Jaguar is poised to give the green light to a shock new high-roof ‘crossover’ 4x4 that could replace the X-type and will be hot competition for the Mercedes R-class and BMW’s recently announced ‘SFC’ vehicle. The company is aware that the global car market – and especially the all-important US market – is seeing a shift towards cars that combine the utility of an MPV with four-wheel-drive and the slick lines of an upmarket estate. Based on conventional car-like monocoque structures, these vehicles also have more car-like ride and handling. Jag bosses realise that they cannot afford to miss another major new car trend after failing to take advantage of the diesel revolution and also missing out on the estate and 4x4 markets. US dealers are crying out for some kind of crossover from Jaguar. Over the past few years Saab’s US dealers were in a similar predicament, with around 40 per cent of customers leaving to buy 4x4s. GM’s answer was to rush out the 9-7X, an American-built off-roader. But this kind of compromise won’t be forced on Jaguar. For once, it is perfectly placed to meet market trends. It has all the components at its disposal to create a spacious, luxurious high-roof four-wheel-drive vehicle – with up to seven seats – and have it on the market by late 2007.
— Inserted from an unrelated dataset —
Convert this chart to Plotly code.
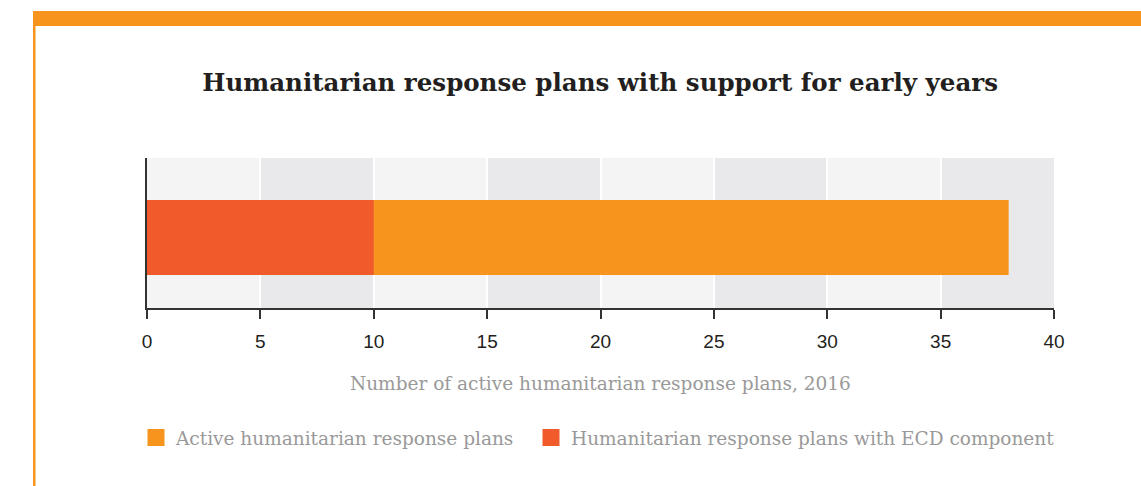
import plotly.graph_objects as go

# ---- data ----
category = ["2016"]
series_names = ["Active humanitarian response plans", "Humanitarian response plans with ECD component"]
active_plans = [38]
ecd_plans = [10]
x_ticks = [0, 5, 10, 15, 20, 25, 30, 35, 40]

ORANGE = "#f7941e"
RED = "#f15a2b"
W, H = 1141, 486
L, R, T, B = 147, 1054, 158, 308  # plot area pixel edges
PW, PH = R - L, B - T


def px_x(x):
    return (x - L) / PW


def px_y(y):
    return (B - y) / PH


fig = go.Figure()
fig.add_trace(go.Bar(y=category, x=active_plans, orientation="h", name=series_names[0],
                     marker=dict(color=ORANGE, line=dict(width=0)), width=0.5, showlegend=False))
fig.add_trace(go.Bar(y=category, x=ecd_plans, orientation="h", name=series_names[1],
                     marker=dict(color=RED, line=dict(width=0)), width=0.5, showlegend=False))
# legend entries (bigger swatches via outline), one legend box per entry
for nm, col, lg in zip(series_names, [ORANGE, RED], ["legend", "legend2"]):
    fig.add_trace(go.Bar(y=[None], x=[None], orientation="h", name=nm, legend=lg,
                         marker=dict(color=col, line=dict(color=col, width=10))))

shapes = []
for i in range(len(x_ticks) - 1):
    col = "#f4f4f4" if i % 2 == 0 else "#e9e9eb"
    shapes.append(dict(type="rect", xref="x", yref="paper", x0=x_ticks[i], x1=x_ticks[i + 1],
                       y0=0, y1=1, fillcolor=col, line=dict(width=0), layer="below"))
shapes.append(dict(type="rect", xref="paper", yref="paper", x0=px_x(33), x1=px_x(1141),
                   y0=px_y(26), y1=px_y(11), fillcolor=ORANGE, line=dict(width=0)))
shapes.append(dict(type="rect", xref="paper", yref="paper", x0=px_x(33), x1=px_x(35.5),
                   y0=px_y(486), y1=px_y(26), fillcolor=ORANGE, line=dict(width=0)))

legend_font = dict(family="DejaVu Serif", size=18.5, color="#999999")

fig.update_layout(
    width=W, height=H,
    margin=dict(l=L, r=W - R, t=T, b=H - B, pad=0),
    paper_bgcolor="white", plot_bgcolor="#f4f4f4",
    barmode="overlay",
    shapes=shapes,
    title=dict(text="<b>Humanitarian response plans with support for early years</b>",
               x=0.526, xanchor="center", y=1 - 82 / H, yanchor="middle",
               font=dict(family="DejaVu Serif", size=24.5, color="#231f20")),
    xaxis=dict(range=[0, 40], tickvals=x_ticks, showgrid=True, gridcolor="white", gridwidth=2,
               showline=True, linecolor="#333", linewidth=2, ticks="outside", ticklen=9,
               tickwidth=2, tickcolor="#333", zeroline=False, ticklabelstandoff=6,
               tickfont=dict(family="Liberation Sans", size=19, color="#231f20")),
    yaxis=dict(range=[-0.47, 0.53], showticklabels=False, showgrid=False, zeroline=False,
               showline=True, linecolor="#333", linewidth=2, ticks=""),
    showlegend=True,
    legend=dict(orientation="h", x=px_x(136), xanchor="left", y=px_y(438), yanchor="middle",
                font=legend_font, bgcolor="rgba(0,0,0,0)"),
    legend2=dict(orientation="h", x=px_x(531), xanchor="left", y=px_y(438), yanchor="middle",
                 font=legend_font, bgcolor="rgba(0,0,0,0)"),
    annotations=[dict(text="Number of active humanitarian response plans, 2016", xref="paper",
                      yref="paper", x=0.5, y=px_y(383), xanchor="center", yanchor="middle",
                      showarrow=False,
                      font=dict(family="DejaVu Serif", size=18.5, color="#999999"))],
)

fig.write_html("out.html", config={"displayModeBar": False},
               post_script="document.body.style.margin='0';")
Jaguar boss Joe Greenwell recently admitted that he had asked design chief Ian Callum to look at possible approaches to the ‘crossover’ market. Jaguar is also struggling to make money selling the X-type in the US and knows that a family-oriented crossover would give a much better profit margin. Moreover, the X-type is based on a stand-alone set of components (which increases manufacturing costs) and by late 2007 will be seven years old. The Crossover would be an ideal replacement for the smallest Jag.

The kit of parts Jaguar engineers can draw on is known inside Ford as the EUCD platform, sometimes referred to as ‘C1 Plus’. The first product to be created from EUCD is Ford’s SAV – a car which was revealed earlier this month at the Geneva Show, and which is similar in concept to the new Jaguar. But it also expected to form the basis of future large Volvos (kicking off with the S80), the next Mondeo and Galaxy family, as well as at least two off-roaders. Next year Ford will begin work installing an EUCD production line in Jaguar’s Halewood factory, which will build the new Land Rover Freelander. EUCD is broken up into three main chunks each with their own name, and is the combined effort of Ford, Volvo and Land Rover engineers. Jaguar is perfectly placed to take advantage of the opportunities offered by this clever modular platform.

Jaguar sources have remained tight-lipped but officially Jag says: ‘Jaguar’s advanced design studio evaluates industry trends… which means looking at all areas of the market, including crossovers. However, there are no plans currently in place.’

At the moment, the effort going into the last stages of the new XK programme and the all-new S-type means that Jaguar’s engineers have their hands full. But the urgent need to enter this new market niche and the vast engineering effort being expended by other members of the Ford family means that the Jaguar crossover project could be completed much more quickly than normal. Much of the development work on the various ‘modules’ (such as the four-wheel-drive system) is already underway, if not already complete.

Despite all this, Autocar has uncovered evidence that Jaguar has had an eye on the crossover market for some time. A Lexus RX300 was photographed last year entering Jaguar’s research and development centre (left) and shows signs of carrying test equipment (note the sensor strapped to the roof). The RX300 is generally regarded as one of the first crossovers, as it combined a car chassis (it’s based on a Toyota Camry) with four-wheel drive, chunky styling and raised seating position. Over a decade ago, Ford looked at building a Jaguar 4x4 based on the Ford Explorer. Although the result would have been mechanically the crudest Jaguar ever, it would have predated the massive 4x4 boom that changed the US market in the 1990s.